Costumbrismo distópico

El mejor episodio de la nueva temporada de Black Mirror (Netflix) se titula Gente común y habla de dos plataformas tecnológicas –una de ciencia ficción y la otra muy parecida a Kick– tristemente complementarias. La pareja protagonista, una maestra y un obrero completamente enamorados, se ve obligada a suscribirse a los servicios neurológicos de Rivermind, la única empresa que puede proporcionarle a ella una vida normal tras su accidente cerebral; pero pronto la cuota sube e irrumpe la pesadilla. Para poder pagar el incremento, él decide someterse a vejaciones en streaming, a cambio de miserables pagos. No llega a la muerte, como le ocurrió en la realidad a Raphaël Graven (cuyo alias era Jean Pormanove), porque [atención: spoiler hasta final de párrafo] cuando se dan cuenta de que si no pagan la prohibitiva mensualidad prémium el cerebro de ella se queda en según qué zonas sin cobertura, o que en clase o durante el sexo su boca empieza a emitir publicidad, deciden que la eutanasia es más justa que esa sanidad privada e impagable.

Durante sus quince años de vida, la serie de Charlie Brooker nos ha demostrado que el realismo de hoy no es un espejo al lado del camino, sino el reflejo doble de ambos lados de la pantalla. Es imposible hablar de la sociedad del siglo XXI sin incluir en el relato los teléfonos móviles y los ordenadores personales, los videojuegos y las redes sociales, las supercomputadoras y las inteligencias artificiales. La deriva ultracapitalista de las corporaciones de Silicon Valley, en el contexto del trumpismo global y del cambio climático, ha vuelto difícil, cuando no imposible, hablar de todos esos espejos (mirrors) sin una perspectiva oscura (black).

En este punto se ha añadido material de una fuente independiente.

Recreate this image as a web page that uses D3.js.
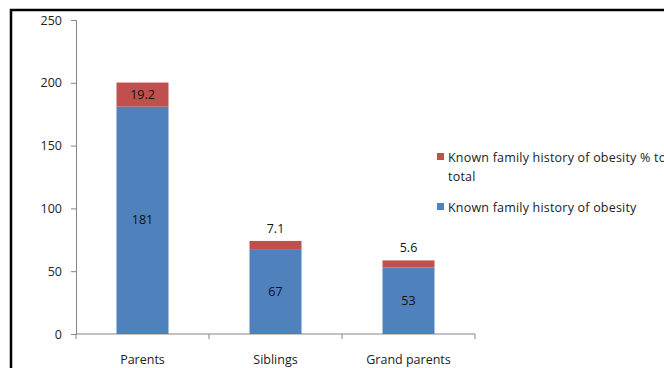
<!DOCTYPE html>
<html>
<head>
<meta charset="utf-8">
<script src="https://cdn.jsdelivr.net/npm/d3@7"></script>
<style>
body { margin: 0; background: #fff; }
svg { display: block; font-family: "Open Sans", "Liberation Sans", Arial, sans-serif; }
</style>
</head>
<body>
<div id="chartplace"></div>
<script>
// data
var categories = ["Parents", "Siblings", "Grand parents"];
var historyCount = [181, 67, 53];        // Known family history of obesity
var historyPct = [19.2, 7.1, 5.6];       // Known family history of obesity % to total
var yTicks = [0, 50, 100, 150, 200, 250];
var seriesNames = ["Known family history of obesity % to total", "Known family history of obesity"];

var width = 664, height = 368;
var blue = "#4f81bd", red = "#c0504d";
var fs = 12.5;

var svg = d3.select("#chartplace").append("svg")
	.attr("width", width).attr("height", height);

// frame round the chart (runs off the right and bottom)
svg.append("rect")
	.attr("x", 11).attr("y", 10)
	.attr("width", 700).attr("height", 400)
	.attr("fill", "none")
	.attr("stroke", "#000")
	.attr("stroke-width", 2.5);

var y = d3.scaleLinear().domain([0, 250]).range([334, 20]);

// y axis
var yAxis = svg.append("g")
	.attr("transform", "translate(76,0)")
	.call(d3.axisLeft(y).tickValues(yTicks).tickSize(5).tickPadding(9));
yAxis.select(".domain").attr("stroke", "#868686");
yAxis.selectAll(".tick line").attr("stroke", "#868686");
yAxis.selectAll(".tick text").attr("font-size", fs).attr("fill", "#222").attr("font-family", "Open Sans, Arial");

// x axis: ticks sit between categories
var xb = d3.scaleLinear().domain([0, categories.length]).range([76, 475]);
var xAxis = svg.append("g").attr("transform", "translate(0,334)");
xAxis.append("line").attr("x1", 76).attr("x2", 475).attr("stroke", "#868686");
xAxis.selectAll(".tk").data(d3.range(categories.length + 1)).enter().append("line")
	.attr("x1", function(d){ return xb(d); })
	.attr("x2", function(d){ return xb(d); })
	.attr("y1", 0).attr("y2", 5)
	.attr("stroke", "#868686");
xAxis.selectAll(".lab").data(categories).enter().append("text")
	.attr("x", function(d, i){ return xb(i + 0.5); })
	.attr("y", 30)
	.attr("text-anchor", "middle")
	.attr("font-size", fs)
	.attr("fill", "#222")
	.text(function(d){ return d; });

var bw = 52;
function cx(i){ return xb(i + 0.5); }

// blue segments
svg.selectAll(".blue").data(historyCount).enter().append("rect")
	.attr("x", function(d, i){ return cx(i) - bw / 2; })
	.attr("y", function(d){ return y(d); })
	.attr("width", bw)
	.attr("height", function(d){ return y(0) - y(d); })
	.attr("fill", blue);

// red segments stacked on top
svg.selectAll(".red").data(historyPct).enter().append("rect")
	.attr("x", function(d, i){ return cx(i) - bw / 2; })
	.attr("y", function(d, i){ return y(historyCount[i] + d); })
	.attr("width", bw)
	.attr("height", function(d, i){ return y(historyCount[i]) - y(historyCount[i] + d); })
	.attr("fill", red);

// labels
svg.selectAll(".bl").data(historyCount).enter().append("text")
	.attr("x", function(d, i){ return cx(i); })
	.attr("y", function(d){ return (y(0) + y(d)) / 2 + 4; })
	.attr("text-anchor", "middle")
	.attr("font-size", fs)
	.attr("fill", "#111")
	.text(function(d){ return d; });

svg.selectAll(".rl").data(historyPct).enter().append("text")
	.attr("x", function(d, i){ return cx(i); })
	.attr("y", function(d, i){
		var top = y(historyCount[i] + d), bot = y(historyCount[i]);
		if (bot - top > 14) return (top + bot) / 2 + 4;
		return top - 8;
	})
	.attr("text-anchor", "middle")
	.attr("font-size", fs)
	.attr("fill", "#111")
	.text(function(d){ return d; });

// legend
var legend = svg.append("g").attr("font-size", fs).attr("fill", "#222").attr("letter-spacing", 0.2);
legend.append("rect").attr("x", 437).attr("y", 153).attr("width", 7).attr("height", 7).attr("fill", red);
legend.append("text").attr("x", 448).attr("y", 162).text("Known family history of obesity % to");
legend.append("text").attr("x", 448).attr("y", 181).text("total");
legend.append("rect").attr("x", 437).attr("y", 203).attr("width", 7).attr("height", 7).attr("fill", blue);
legend.append("text").attr("x", 448).attr("y", 212).text(seriesNames[1]);
</script>
</body>
</html>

De ese modo el nuevo costumbrismo, atravesado por la tecnología, se ha vuelto sinónimo de una distopía que subraya la severa grieta entre lo colectivo y lo individual.

Las reconstrucciones y el bótox de Nicole Kidman o el colágeno de Demi Moore se dan por supuestos

Se evidencia en otras ficciones recientes. Las películas Babygirl y The substance , por ejemplo, elaboran –en clave realista y de ficción especulativa, respectivamente– el mismo tema, el envejecimiento femenino de las ricas exitosas. Lo hacen obviando la cirugía estética, en cuyo lugar aparecen otros procesos tecnológicos. Las reconstrucciones y el bótox de Nicole Kidman, los implantes o el colágeno de Demi Moore se dan por supuestos. Su espacio simbólico lo ocupan una empresa de logística robótica y un suero del mercado negro con logo y diseño de startup, que se consigue en taquillas que también recuerdan a Amazon. Las directoras Halina Reijn y Coralie Fargeat coinciden en la creación de un horizonte externo de tecnologías mágicas y en el énfasis en el infierno interior de las protagonistas. Ese desajuste entre la velocidad del mercado de las soluciones y el abismo psicológico, emocional imposible de solucionar es uno de los conflictos narrativos más frecuentes de nuestra época. Y vitales.